Wright then goes on for 200 pages enumerating what he considers distortions and omissions, often in much detail.  (The Nation's June 21 review said it's "the strict application of the inch-rule in literary criticism".)  This isn't just an off-the-cuff rant.  When discussing the space given to minor British poets he gives the number of lines in each entry.  Swinburne received a two-page biography but Wright attacks the Britannica for its sniffy dismissal of the poet's "animalism" (hardly a claim current readers of Swinburne would lay against him).  Debussy and Berlioz received much less space than Arthur Sullivan. Kant gets less than Locke or Hume.  William James only 28 lines.  American drama almost entirely overlooked.  There's even an appendix of omissions though most are today forgotten - from the writers probably only Bierce, Synge, Dreiser, Schnitzler and Wharton still have currency.

Perhaps more to the point is Wright's focus on the Britannica's "unconscious ethical prejudice coupled with a blind and self-contented patriotism." (p176)  Many figures have their moral character questioned in the Britannica's text (though to be fair that still happens today with Rousseau).  Or with music where "it would seem impossible to find any plausible basis for the glorification of English musical genius" though the Britannica does just that.  For American poetry "it is deficient almost to the extreme of worthlessness."  The entry on Poe, he points out, was written by a naval expert with no apparent expertise in literature.  American science and invention receive similar short treatment.
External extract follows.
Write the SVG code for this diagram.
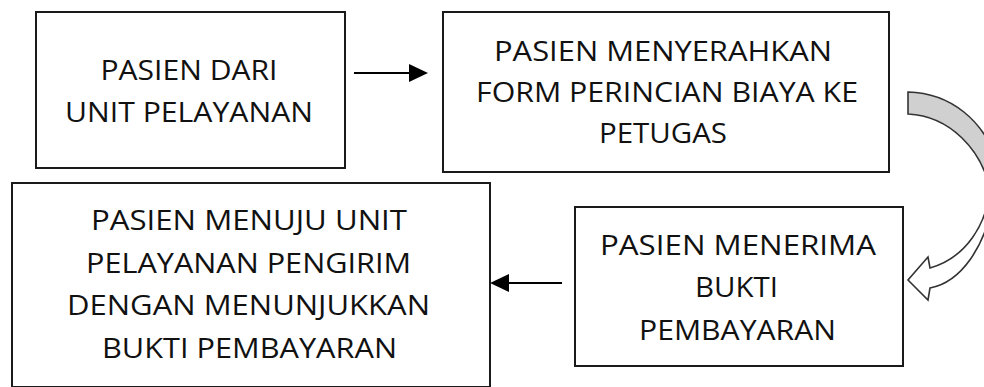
<svg xmlns="http://www.w3.org/2000/svg" width="984" height="387" viewBox="0 0 984 387">
<style>
.box{fill:#fff;stroke:#1a1a1a;stroke-width:2}
.t{font-family:"Open Sans","Noto Sans","Liberation Sans",sans-serif;font-size:28px;fill:#111;text-anchor:middle}
.ln{stroke:#000;stroke-width:2;fill:none}
.ah{fill:#000}
.curve{stroke:#333;stroke-width:1.6;stroke-linejoin:miter}
</style>
<rect width="984" height="387" fill="#fff"/>
<g id="node1">
<rect class="box" x="36" y="12" width="309" height="156"/>
<text class="t" x="189" y="80" textLength="177" lengthAdjust="spacingAndGlyphs">PASIEN DARI</text>
<text class="t" x="189" y="122" textLength="248" lengthAdjust="spacingAndGlyphs">UNIT PELAYANAN</text>
</g>
<g id="node2">
<rect class="box" x="443" y="12" width="446" height="160"/>
<text class="t" x="663" y="61" textLength="338" lengthAdjust="spacingAndGlyphs">PASIEN MENYERAHKAN</text>
<text class="t" x="667" y="102" textLength="382" lengthAdjust="spacingAndGlyphs">FORM PERINCIAN BIAYA KE</text>
<text class="t" x="663" y="143" textLength="128" lengthAdjust="spacingAndGlyphs">PETUGAS</text>
</g>
<g id="node3">
<rect class="box" x="12" y="183" width="478" height="204"/>
<text class="t" x="249" y="230" textLength="316" lengthAdjust="spacingAndGlyphs">PASIEN MENUJU UNIT</text>
<text class="t" x="248.5" y="273" textLength="325" lengthAdjust="spacingAndGlyphs">PELAYANAN PENGIRIM</text>
<text class="t" x="248.5" y="315" textLength="363" lengthAdjust="spacingAndGlyphs">DENGAN MENUNJUKKAN</text>
<text class="t" x="249.5" y="358" textLength="295" lengthAdjust="spacingAndGlyphs">BUKTI PEMBAYARAN</text>
</g>
<g id="node4">
<rect class="box" x="575" y="207" width="328" height="159"/>
<text class="t" x="738" y="255" textLength="276" lengthAdjust="spacingAndGlyphs">PASIEN MENERIMA</text>
<text class="t" x="736.5" y="297" textLength="83" lengthAdjust="spacingAndGlyphs">BUKTI</text>
<text class="t" x="737.5" y="340" textLength="197" lengthAdjust="spacingAndGlyphs">PEMBAYARAN</text>
</g>
<g id="connectors">
<line class="ln" x1="354" y1="73" x2="412" y2="73"/>
<polygon class="ah" points="428,73 409,64 409,82"/>
<line class="ln" x1="562" y1="283" x2="505" y2="283"/>
<polygon class="ah" points="490,283 509,274 509,292"/>
<path class="curve" fill="#d0d0d0" d="M908,92 C950,93 985,120 998,165 L990,190 C982,150 950,116 908,114 Z"/>
<path class="curve" fill="#fff" d="M990,185 C988,225 965,258 930,268 L928,257 L908,280 L928,300 L930,288 C962,282 985,245 992,205 Z"/>
</g>
</svg>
When I first saw this book I expected some cranky rant and though I'm not familiar enough with the 11th Britannica to evaluate the claims properly the book doesn't seem quite so unreasonable.  It's certainly done at a high pitch of outrage but if Wright's points are even partly true then that's not inappropriate.  Oh yes it's still a rant and still quite cranky but why else would any of us still read it a century later?